Run a SMOKE profile first to confirm the endpoint behaves under light traffic, then move to LOAD and STRESS. Watching the knee shift between runs tells you whether a change actually improved capacity.

Tips#

  • Set thresholds that match a real SLA (for example, p95 under a target latency) so a run gives a clear pass or fail, not just a graph.
  • Use SOAK to catch slow problems — memory leaks and connection exhaustion that only show up after sustained traffic.
  • Mind the per-workspace concurrency cap: only one load run runs at a time, so coordinate with teammates before launching.

Frequently asked questions

What does a load test run against?

One saved API request. Load testing reuses that request's auth, headers, body, and base URL exactly as-is and drives many concurrent copies of it, so you stress-test a real endpoint without re-entering anything.

What's a virtual user, and how many can I use?

A virtual user (VU) is one simulated client sending requests in a loop. A profile ramps VUs up and down over time. The platform caps a run at 500 virtual users, 3600 seconds, and 5000 requests per second, and only one load run can be in flight per workspace at a time.

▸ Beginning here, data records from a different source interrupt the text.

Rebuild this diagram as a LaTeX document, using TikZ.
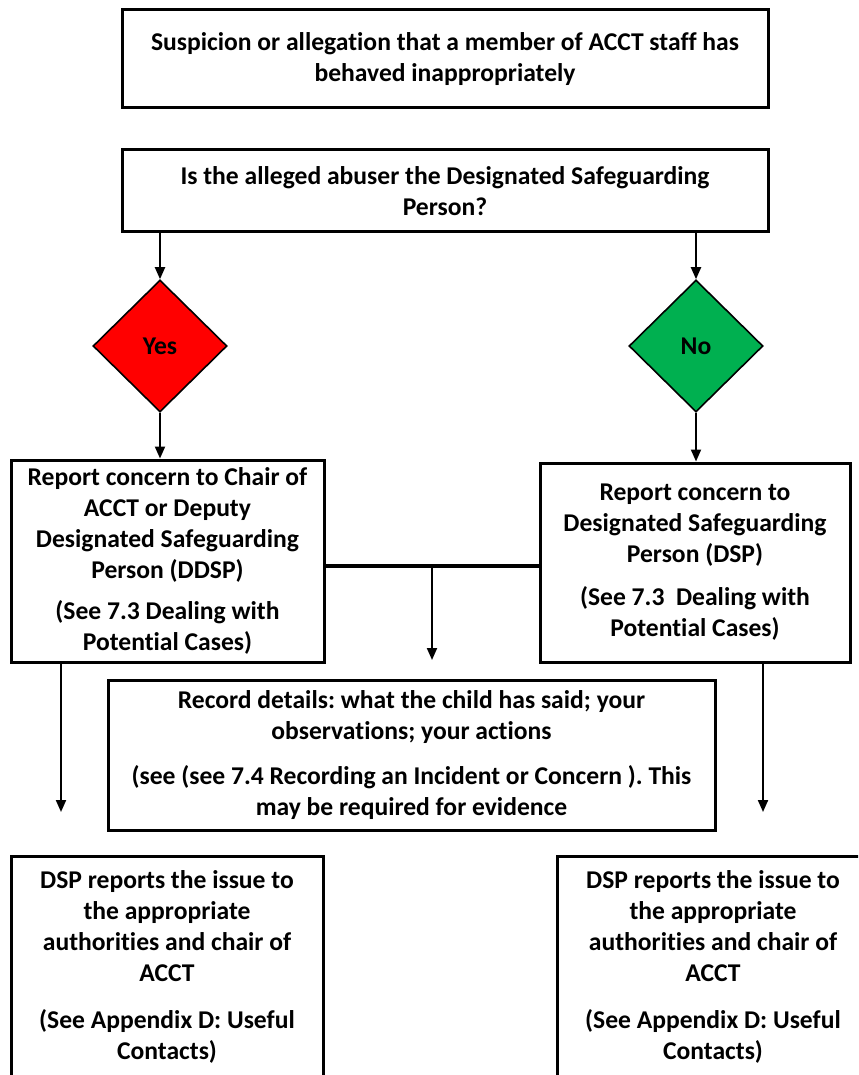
\documentclass[tikz,border=0pt]{standalone}
\usepackage{fontspec}
\setmainfont{Carlito}[Ligatures=NoCommon]
\frenchspacing
\usetikzlibrary{shapes.geometric,arrows.meta}
\begin{document}
\begin{tikzpicture}[x=0.5pt,y=-0.5pt]
  \tikzset{
    flowbox/.style={draw=black,line width=1.5pt,align=center,inner sep=2pt,
      font=\bfseries\fontsize{12.8}{15.5}\selectfont},
    flowtext/.style={align=center,inner sep=2pt,font=\bfseries\fontsize{12.8}{15.5}\selectfont},
    decision/.style={diamond,draw=black,line width=0.8pt,inner sep=0pt,
      minimum width=67pt,minimum height=66pt,font=\bfseries\fontsize{12.8}{15}\selectfont},
    flowarrow/.style={-{Triangle[length=6pt,width=5pt]},line width=1pt},
  }
  \definecolor{yesred}{RGB}{255,0,0}
  \definecolor{nogreen}{RGB}{0,176,80}
  \useasboundingbox (0,0) rectangle (858,1075);
  \node[flowbox,minimum width=323pt,minimum height=49pt] (suspicion) at (445,59)
    {Suspicion or allegation that a member of ACCT staff has\\behaved inappropriately};
  \node[flowbox,minimum width=323pt,minimum height=41pt] (alleged) at (445,191)
    {Is the alleged abuser the Designated Safeguarding\\Person?};
  \node[decision,fill=yesred] (yes) at (160,346) {Yes};
  \node[decision,fill=nogreen] (no) at (696,346) {No};
  \node[flowbox,minimum width=156.5pt,minimum height=101pt] (reportddsp) at (167.5,561)
    {Report concern to Chair of\\ACCT or Deputy\\Designated Safeguarding\\Person (DDSP)\\[5pt]
     (See 7.3 Dealing with\\Potential Cases)};
  \node[flowbox,minimum width=155pt,minimum height=99.5pt] (reportdsp) at (695,562.5)
    {Report concern to\\Designated Safeguarding\\Person (DSP)\\[6pt]
     (See 7.3~~Dealing with\\Potential Cases)};
  \node[flowbox,minimum width=303.5pt,minimum height=75pt] (record) at (411.5,755)
    {Record details: what the child has said; your\\observations; your actions\\[7pt]
     (see (see 7.4 Recording an Incident or Concern ). This\\may be required for evidence};
  \begin{scope}
    \clip (0,0) rectangle (858,1075);
    \draw[line width=1.5pt] (11,856) rectangle (323,1120);
    \draw[line width=1.5pt] (557,856) rectangle (890,1120);
  \end{scope}
  \node[flowtext,anchor=north] (authleft) at (167,866)
    {DSP reports the issue to\\the appropriate\\authorities and chair of\\ACCT\\[8pt]
     (See Appendix D: Useful\\Contacts)};
  \node[flowtext,anchor=north] (authright) at (713,866)
    {DSP reports the issue to\\the appropriate\\authorities and chair of\\ACCT\\[8pt]
     (See Appendix D: Useful\\Contacts)};
  \coordinate (join) at (432,566);
  \coordinate (recordin) at (432,660);
  \coordinate (leftend) at (61,812);
  \coordinate (rightend) at (763,812);
  \draw[flowarrow] (alleged.south -| yes) -- (yes.north);
  \draw[flowarrow] (alleged.south -| no) -- (no.north);
  \draw[flowarrow] (yes.south) -- (reportddsp.north -| yes);
  \draw[flowarrow] (no.south) -- (reportdsp.north -| no);
  \draw[line width=2pt] (reportddsp.east |- join) -- (reportdsp.west |- join);
  \draw[flowarrow] (join) -- (recordin);
  \draw[flowarrow] (reportddsp.south -| leftend) -- (leftend);
  \draw[flowarrow] (reportdsp.south -| rightend) -- (rightend);
\end{tikzpicture}
\end{document}
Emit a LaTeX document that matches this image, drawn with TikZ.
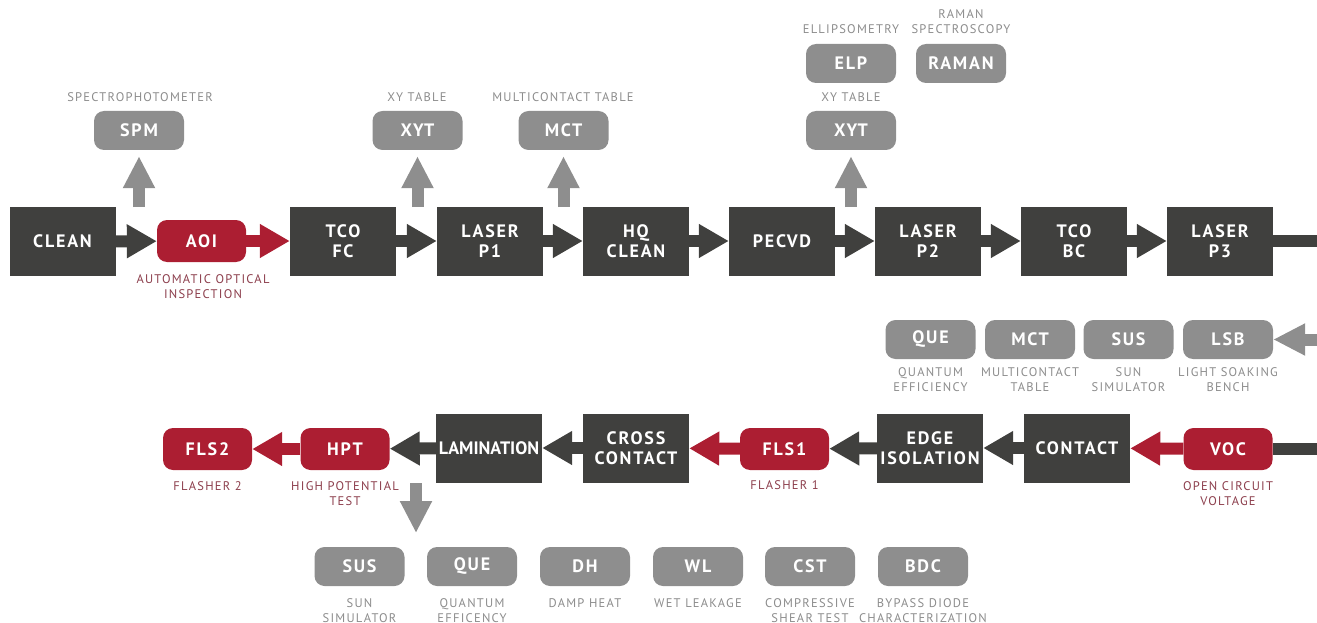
\documentclass[tikz,border=0pt]{standalone}
\usepackage{fontspec}
\setmainfont{PT Sans}
\newfontfamily\boxfont[LetterSpace=10]{PT Sans}
\newfontfamily\lblfont[LetterSpace=10]{PT Sans}
\usetikzlibrary{arrows.meta}
\definecolor{dark}{RGB}{64,64,62}
\definecolor{lgray}{RGB}{142,142,142}
\definecolor{rred}{RGB}{172,30,50}
\definecolor{rtext}{RGB}{140,62,76}
\definecolor{gtext}{RGB}{140,140,140}
\tikzset{
  procbox/.style={fill=dark, text=white, minimum width=106pt, minimum height=69pt, inner sep=0pt, align=center, font=\boxfont\bfseries\fontsize{18}{20}\selectfont},
  redbox/.style={fill=rred, text=white, rounded corners=10pt, minimum width=89pt, minimum height=42pt, inner sep=0pt, font=\boxfont\bfseries\fontsize{18}{20}\selectfont},
  graybox/.style={fill=lgray, text=white, rounded corners=10pt, minimum width=90pt, minimum height=39pt, inner sep=0pt, font=\boxfont\bfseries\fontsize{18}{20}\selectfont},
  glbl/.style={text=gtext, align=center, inner sep=0pt, font=\lblfont\fontsize{12.5}{15}\selectfont},
  rlbl/.style={text=rtext, align=center, inner sep=0pt, font=\lblfont\fontsize{12.5}{15}\selectfont},
  darr/.style={draw=dark, line width=12pt, -{Triangle[length=30pt,width=32pt]}},
  rarr/.style={draw=rred, line width=12pt, -{Triangle[length=30pt,width=32pt]}},
  garr/.style={draw=lgray, line width=12pt, -{Triangle[length=32pt,width=30pt]}},
  dline/.style={draw=dark, line width=12pt},
}
\begin{document}
\begin{tikzpicture}[x=1pt,y=-1pt]
\useasboundingbox (0,0) rectangle (1317,623);
% top row
\node[procbox] (clean) at (62.5,241.5) {CLEAN};
\node[redbox] (aoi) at (201.5,241) {AOI};
\node[procbox] (tcofc) at (343,241) {TCO\\FC};
\node[procbox] (lp1) at (490,241) {LASER\\P1};
\node[procbox] (hq) at (636,241) {HQ\\CLEAN};
\node[procbox] (pecvd) at (782,241) {PECVD};
\node[procbox] (lp2) at (928,241) {LASER\\P2};
\node[procbox] (tcobc) at (1074,241) {TCO\\BC};
\node[procbox] (lp3) at (1220,241) {LASER\\P3};
\coordinate (r1) at (1317,241);
% top gray
\node[graybox] (spm) at (139,130.5) {SPM};
\node[graybox] (xyt1) at (417.5,130.5) {XYT};
\node[graybox] (mct1) at (563.5,130.5) {MCT};
\node[graybox] (xyt2) at (851,130.5) {XYT};
\node[graybox] (elp) at (851,63.5) {ELP};
\node[graybox] (raman) at (961,63.5) {RAMAN};
\node[glbl] (lspm) at (140,97.5) {SPECTROPHOTOMETER};
\node[glbl] (lxyt1) at (417,97.5) {XY TABLE};
\node[glbl] (lmct1) at (563,97.5) {MULTICONTACT TABLE};
\node[glbl] (lxyt2) at (851,97.5) {XY TABLE};
\node[glbl] (lelp) at (851,29.5) {ELLIPSOMETRY};
\node[glbl] (lraman) at (961,22) {RAMAN\\SPECTROSCOPY};
\node[rlbl, anchor=north] (laoi) at (203,274) {AUTOMATIC OPTICAL\\INSPECTION};
% arrows top
\draw[darr] (clean) -- (aoi);
\draw[rarr] (aoi) -- (tcofc);
\draw[darr] (tcofc) -- (lp1);
\draw[darr] (lp1) -- (hq);
\draw[darr] (hq) -- (pecvd);
\draw[darr] (pecvd) -- (lp2);
\draw[darr] (lp2) -- (tcobc);
\draw[darr] (tcobc) -- (lp3);
\draw[dline] (lp3.east) -- (r1);
\coordinate (u1) at (139,207);
\coordinate (u2) at (417.5,207);
\coordinate (u3) at (563.5,207);
\coordinate (u4) at (851,207);
\draw[garr,shorten >=6pt] (u1) -- (spm.south);
\draw[garr,shorten >=6pt] (u2) -- (xyt1.south);
\draw[garr,shorten >=6pt] (u3) -- (mct1.south);
\draw[garr,shorten >=6pt] (u4) -- (xyt2.south);
% middle gray
\node[graybox] (que1) at (930.5,339.5) {QUE};
\node[graybox] (mct2) at (1030,339.5) {MCT};
\node[graybox] (sus1) at (1128.5,339.5) {SUS};
\node[graybox] (lsb) at (1228,339.5) {LSB};
\node[glbl, anchor=north] (lque1) at (930.5,367) {QUANTUM\\EFFICIENCY};
\node[glbl, anchor=north] (lmct2) at (1030,367) {MULTICONTACT\\TABLE};
\node[glbl, anchor=north] (lsus1) at (1128.5,367) {SUN\\SIMULATOR};
\node[glbl, anchor=north] (llsb) at (1228,367) {LIGHT SOAKING\\BENCH};
\coordinate (r2) at (1317,339.5);
\draw[garr] (r2) -- (lsb);
% bottom row
\node[redbox] (voc) at (1228,449) {VOC};
\node[procbox] (contact) at (1077,448) {CONTACT};
\node[procbox] (edge) at (930,448) {EDGE\\ISOLATION};
\node[redbox] (fls1) at (784.5,449) {FLS1};
\node[procbox] (cross) at (636,448) {CROSS\\CONTACT};
\node[procbox, font=\bfseries\fontsize{18}{20}\selectfont] (lam) at (489,448) {LAMINATION};
\node[redbox] (hpt) at (345,449) {HPT};
\node[redbox] (fls2) at (207.5,449) {FLS2};
\coordinate (r3) at (1317,449);
\draw[dline] (r3) -- (voc.east);
\draw[rarr] (voc) -- (contact);
\draw[darr] (contact) -- (edge);
\draw[darr] (edge) -- (fls1);
\draw[rarr] (fls1) -- (cross);
\draw[darr] (cross) -- (lam);
\draw[darr] (lam) -- (hpt);
\draw[rarr] (hpt) -- (fls2);
\node[rlbl, anchor=north] (lfls2) at (207.5,481) {FLASHER 2};
\node[rlbl, anchor=north] (lhpt) at (345,481) {HIGH POTENTIAL\\TEST};
\node[rlbl, anchor=north] (lfls1) at (784.5,480) {FLASHER 1};
\node[rlbl, anchor=north] (lvoc) at (1228,481) {OPEN CIRCUIT\\VOLTAGE};
% bottom gray
\node[graybox] (sus2) at (359.5,566.5) {SUS};
\node[graybox] (que2) at (472,566.5) {QUE};
\node[graybox] (dh) at (585,566.5) {DH};
\node[graybox] (wl) at (698,566.5) {WL};
\node[graybox] (cst) at (810,566.5) {CST};
\node[graybox] (bdc) at (923,566.5) {BDC};
\coordinate (d1) at (416,483);
\coordinate (d2) at (416,533);
\draw[garr] (d1) -- (d2);
\node[glbl, anchor=north] (lsus2) at (359.5,598) {SUN\\SIMULATOR};
\node[glbl, anchor=north] (lque2) at (472,598) {QUANTUM\\EFFICENCY};
\node[glbl, anchor=north] (ldh) at (585,598) {DAMP HEAT};
\node[glbl, anchor=north] (lwl) at (698,598) {WET LEAKAGE};
\node[glbl, anchor=north] (lcst) at (810,598) {COMPRESSIVE\\SHEAR TEST};
\node[glbl, anchor=north] (lbdc) at (923,598) {BYPASS DIODE\\CHARACTERIZATION};
\end{tikzpicture}
\end{document}
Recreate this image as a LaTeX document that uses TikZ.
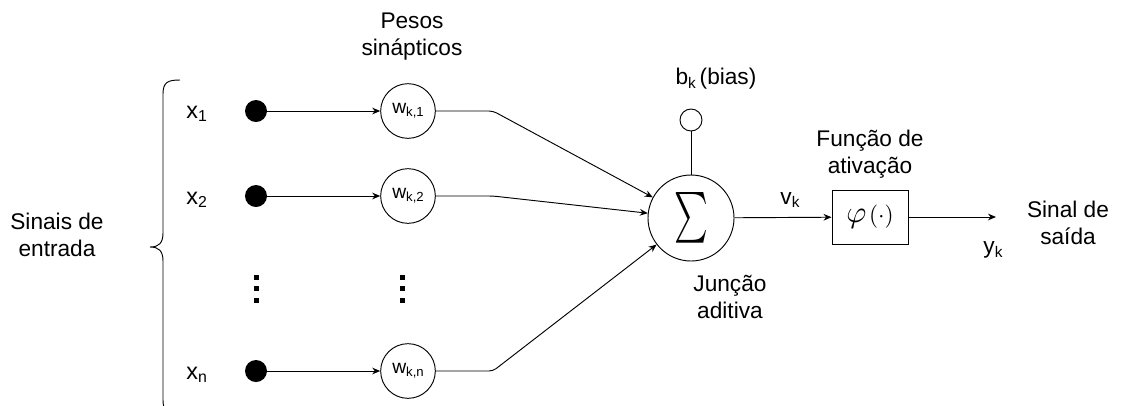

Why do I have to tick an authorization box before launching?

Load testing sends a flood of traffic, which can look like a denial-of-service attack. The launch step requires you to confirm you're authorized to load-test the target — only point it at systems you own or have permission to test.

What is the Four-Golden-Signal report?

After a run, an AI report reads the results and calls out bottlenecks across the four golden signals — LATENCY, TRAFFIC, ERRORS, and SATURATION — finds the degradation "knee" where performance falls off, and writes plain-English narratives for developers, QA, and stakeholders.

Why do I see a "not enabled" notice?

Load testing is a metered add-on. It needs the load-testing feature flag on and a monthly load-request quota above zero. If either is missing, the page shows a "not enabled" notice with an upgrade or contact path.